─── ENTRIES PROVIDED ───

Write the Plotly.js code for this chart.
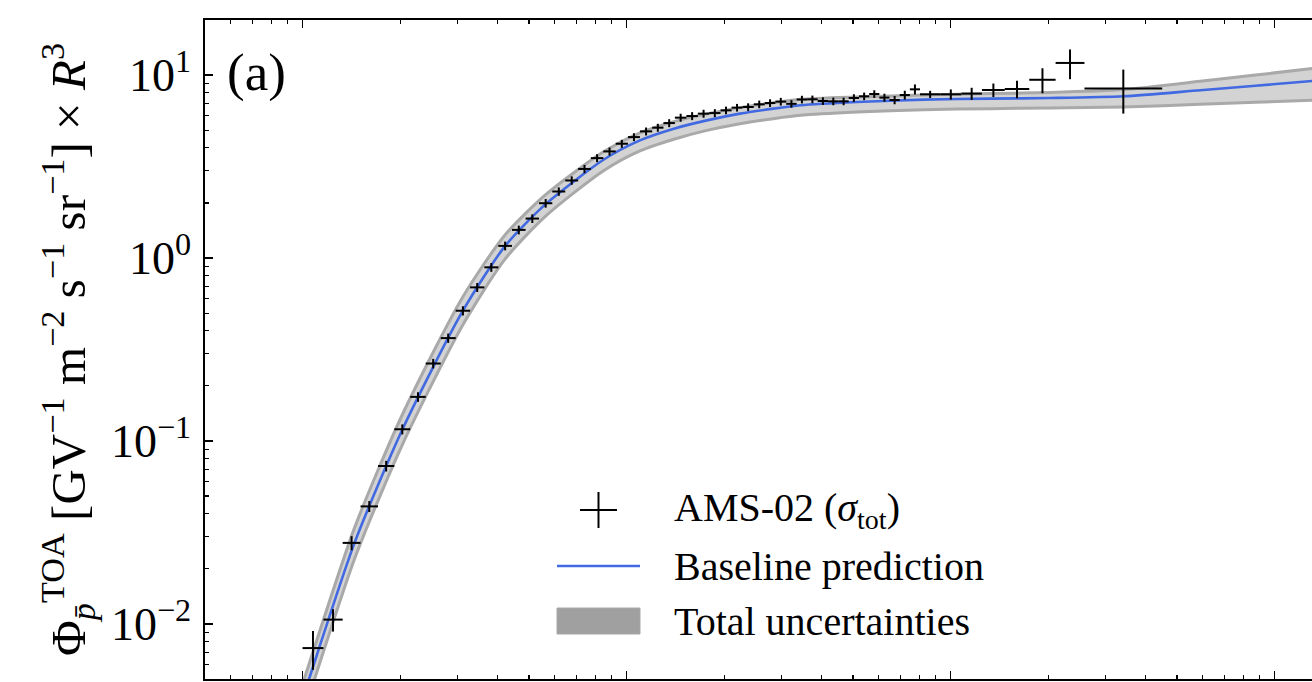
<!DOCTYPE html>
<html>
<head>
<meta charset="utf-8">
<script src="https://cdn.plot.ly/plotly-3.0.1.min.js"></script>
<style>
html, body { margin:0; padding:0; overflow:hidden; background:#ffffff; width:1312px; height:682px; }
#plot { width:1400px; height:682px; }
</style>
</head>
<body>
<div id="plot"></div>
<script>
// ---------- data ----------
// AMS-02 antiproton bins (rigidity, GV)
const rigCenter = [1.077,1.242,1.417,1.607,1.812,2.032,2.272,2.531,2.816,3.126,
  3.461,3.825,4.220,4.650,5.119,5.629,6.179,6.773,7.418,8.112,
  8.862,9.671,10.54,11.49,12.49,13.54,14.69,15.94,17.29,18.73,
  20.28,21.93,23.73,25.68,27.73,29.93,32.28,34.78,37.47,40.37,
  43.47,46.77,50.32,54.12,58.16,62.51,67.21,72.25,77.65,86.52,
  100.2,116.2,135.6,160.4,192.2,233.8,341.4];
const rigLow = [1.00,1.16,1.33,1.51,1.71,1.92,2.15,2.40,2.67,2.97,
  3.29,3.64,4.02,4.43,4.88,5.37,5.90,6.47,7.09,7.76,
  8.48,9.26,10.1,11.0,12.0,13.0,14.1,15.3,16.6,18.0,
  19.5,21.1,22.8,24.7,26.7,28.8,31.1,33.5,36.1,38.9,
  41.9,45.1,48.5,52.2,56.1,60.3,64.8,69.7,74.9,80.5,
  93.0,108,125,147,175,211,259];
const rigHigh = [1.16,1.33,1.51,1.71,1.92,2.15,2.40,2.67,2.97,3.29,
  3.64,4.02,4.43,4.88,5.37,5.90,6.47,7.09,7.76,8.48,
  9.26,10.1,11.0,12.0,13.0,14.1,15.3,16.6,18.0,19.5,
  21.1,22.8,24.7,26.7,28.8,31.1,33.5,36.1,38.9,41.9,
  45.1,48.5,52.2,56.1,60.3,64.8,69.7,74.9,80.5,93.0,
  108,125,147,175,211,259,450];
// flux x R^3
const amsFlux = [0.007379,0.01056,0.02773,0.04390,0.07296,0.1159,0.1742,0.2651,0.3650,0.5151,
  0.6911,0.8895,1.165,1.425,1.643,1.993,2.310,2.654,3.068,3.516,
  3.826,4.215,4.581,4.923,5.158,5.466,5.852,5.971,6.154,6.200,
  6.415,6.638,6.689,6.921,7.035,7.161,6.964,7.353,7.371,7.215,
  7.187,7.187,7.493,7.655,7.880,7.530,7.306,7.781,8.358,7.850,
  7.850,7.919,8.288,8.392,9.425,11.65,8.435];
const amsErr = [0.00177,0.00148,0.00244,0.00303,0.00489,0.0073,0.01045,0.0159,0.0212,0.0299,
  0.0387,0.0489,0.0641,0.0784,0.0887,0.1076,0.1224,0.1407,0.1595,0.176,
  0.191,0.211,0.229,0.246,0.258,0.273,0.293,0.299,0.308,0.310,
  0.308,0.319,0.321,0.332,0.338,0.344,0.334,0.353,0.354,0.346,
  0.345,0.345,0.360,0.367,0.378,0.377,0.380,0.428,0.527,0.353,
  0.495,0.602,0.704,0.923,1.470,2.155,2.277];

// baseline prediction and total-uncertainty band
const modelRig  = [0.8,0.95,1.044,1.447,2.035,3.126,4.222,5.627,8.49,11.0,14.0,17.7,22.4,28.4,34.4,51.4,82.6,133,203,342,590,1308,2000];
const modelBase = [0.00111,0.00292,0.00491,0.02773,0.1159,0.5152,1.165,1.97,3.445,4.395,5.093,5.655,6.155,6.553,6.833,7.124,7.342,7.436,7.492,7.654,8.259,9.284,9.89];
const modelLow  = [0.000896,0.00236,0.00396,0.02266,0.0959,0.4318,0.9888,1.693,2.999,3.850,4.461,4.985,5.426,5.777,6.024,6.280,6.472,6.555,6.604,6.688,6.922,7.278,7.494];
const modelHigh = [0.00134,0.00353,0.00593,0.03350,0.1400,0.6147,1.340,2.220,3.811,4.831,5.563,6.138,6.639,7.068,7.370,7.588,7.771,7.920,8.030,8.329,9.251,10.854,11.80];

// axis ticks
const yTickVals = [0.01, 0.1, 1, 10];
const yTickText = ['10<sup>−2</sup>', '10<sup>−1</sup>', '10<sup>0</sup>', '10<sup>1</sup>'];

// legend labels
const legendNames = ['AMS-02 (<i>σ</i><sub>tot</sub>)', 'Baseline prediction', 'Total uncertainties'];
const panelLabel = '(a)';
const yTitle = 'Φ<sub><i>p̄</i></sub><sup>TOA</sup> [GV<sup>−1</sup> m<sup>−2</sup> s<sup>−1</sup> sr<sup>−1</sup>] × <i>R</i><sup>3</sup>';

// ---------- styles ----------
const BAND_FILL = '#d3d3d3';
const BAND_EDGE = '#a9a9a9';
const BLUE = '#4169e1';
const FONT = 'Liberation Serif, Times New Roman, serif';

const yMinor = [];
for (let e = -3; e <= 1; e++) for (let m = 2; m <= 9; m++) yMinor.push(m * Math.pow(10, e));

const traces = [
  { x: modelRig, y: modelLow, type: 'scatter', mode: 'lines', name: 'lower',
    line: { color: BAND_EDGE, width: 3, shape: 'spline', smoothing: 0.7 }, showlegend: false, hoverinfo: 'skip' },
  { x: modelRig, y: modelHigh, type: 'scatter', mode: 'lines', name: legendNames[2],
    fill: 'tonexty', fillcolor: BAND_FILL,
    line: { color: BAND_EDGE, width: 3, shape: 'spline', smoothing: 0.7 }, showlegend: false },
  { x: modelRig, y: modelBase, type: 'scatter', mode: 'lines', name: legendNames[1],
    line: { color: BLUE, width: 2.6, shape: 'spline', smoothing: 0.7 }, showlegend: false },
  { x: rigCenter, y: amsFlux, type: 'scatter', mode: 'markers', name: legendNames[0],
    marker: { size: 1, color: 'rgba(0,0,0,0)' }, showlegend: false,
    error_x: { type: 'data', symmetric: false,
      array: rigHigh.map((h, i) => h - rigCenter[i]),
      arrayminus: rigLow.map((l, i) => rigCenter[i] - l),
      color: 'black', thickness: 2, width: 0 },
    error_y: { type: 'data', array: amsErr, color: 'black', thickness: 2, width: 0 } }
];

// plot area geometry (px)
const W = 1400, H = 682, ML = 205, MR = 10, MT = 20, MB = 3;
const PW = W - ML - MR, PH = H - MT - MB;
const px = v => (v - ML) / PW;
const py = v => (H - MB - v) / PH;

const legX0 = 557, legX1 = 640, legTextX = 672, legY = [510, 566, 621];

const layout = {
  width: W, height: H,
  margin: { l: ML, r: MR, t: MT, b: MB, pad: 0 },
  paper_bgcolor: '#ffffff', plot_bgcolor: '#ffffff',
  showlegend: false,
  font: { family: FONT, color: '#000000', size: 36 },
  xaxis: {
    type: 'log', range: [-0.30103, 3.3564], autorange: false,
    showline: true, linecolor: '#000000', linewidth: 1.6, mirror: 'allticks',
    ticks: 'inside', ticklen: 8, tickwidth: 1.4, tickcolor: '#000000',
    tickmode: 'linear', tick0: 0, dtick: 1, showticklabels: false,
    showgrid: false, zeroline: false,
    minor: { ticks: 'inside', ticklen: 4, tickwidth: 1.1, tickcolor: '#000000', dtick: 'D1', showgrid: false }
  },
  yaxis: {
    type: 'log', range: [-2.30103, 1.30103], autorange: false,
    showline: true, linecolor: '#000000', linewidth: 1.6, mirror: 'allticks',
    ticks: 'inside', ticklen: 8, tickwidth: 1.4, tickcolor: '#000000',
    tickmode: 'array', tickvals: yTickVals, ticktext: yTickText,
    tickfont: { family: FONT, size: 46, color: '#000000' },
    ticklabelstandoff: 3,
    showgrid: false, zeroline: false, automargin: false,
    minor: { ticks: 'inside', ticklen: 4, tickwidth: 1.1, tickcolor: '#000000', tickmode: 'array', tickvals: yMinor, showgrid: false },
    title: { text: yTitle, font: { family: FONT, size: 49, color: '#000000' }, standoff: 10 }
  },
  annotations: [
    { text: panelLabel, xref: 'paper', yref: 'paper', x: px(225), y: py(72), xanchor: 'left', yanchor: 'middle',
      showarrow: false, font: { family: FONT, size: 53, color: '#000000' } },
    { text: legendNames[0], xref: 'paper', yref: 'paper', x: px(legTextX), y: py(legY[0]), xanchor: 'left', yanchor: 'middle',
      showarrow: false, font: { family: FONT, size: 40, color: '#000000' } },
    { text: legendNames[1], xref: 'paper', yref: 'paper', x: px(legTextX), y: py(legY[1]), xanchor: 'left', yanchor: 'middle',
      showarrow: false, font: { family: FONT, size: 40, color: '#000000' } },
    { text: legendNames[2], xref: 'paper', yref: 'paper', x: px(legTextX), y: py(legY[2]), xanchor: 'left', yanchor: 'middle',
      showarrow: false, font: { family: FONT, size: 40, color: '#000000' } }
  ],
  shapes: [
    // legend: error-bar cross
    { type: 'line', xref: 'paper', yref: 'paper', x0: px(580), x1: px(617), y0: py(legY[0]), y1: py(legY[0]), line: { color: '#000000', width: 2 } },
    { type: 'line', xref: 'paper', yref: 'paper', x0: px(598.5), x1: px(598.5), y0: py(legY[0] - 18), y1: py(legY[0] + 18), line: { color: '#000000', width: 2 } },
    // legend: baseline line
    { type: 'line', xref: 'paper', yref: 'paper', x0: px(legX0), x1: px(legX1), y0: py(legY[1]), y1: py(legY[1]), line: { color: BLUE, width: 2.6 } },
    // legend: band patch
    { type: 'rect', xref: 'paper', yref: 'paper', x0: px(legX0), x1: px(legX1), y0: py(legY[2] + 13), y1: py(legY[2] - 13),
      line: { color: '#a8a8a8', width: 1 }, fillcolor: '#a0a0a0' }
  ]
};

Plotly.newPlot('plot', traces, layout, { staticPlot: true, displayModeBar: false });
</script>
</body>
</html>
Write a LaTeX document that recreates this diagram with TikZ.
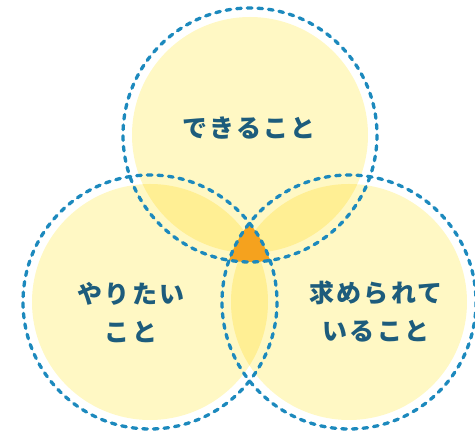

───

TASK BRIEF
Using the entries above, find all lines with "this". Copy them.

THE SOLUTION
Write the Plotly.js code for this chart.
Write a LaTeX document that recreates this diagram with TikZ.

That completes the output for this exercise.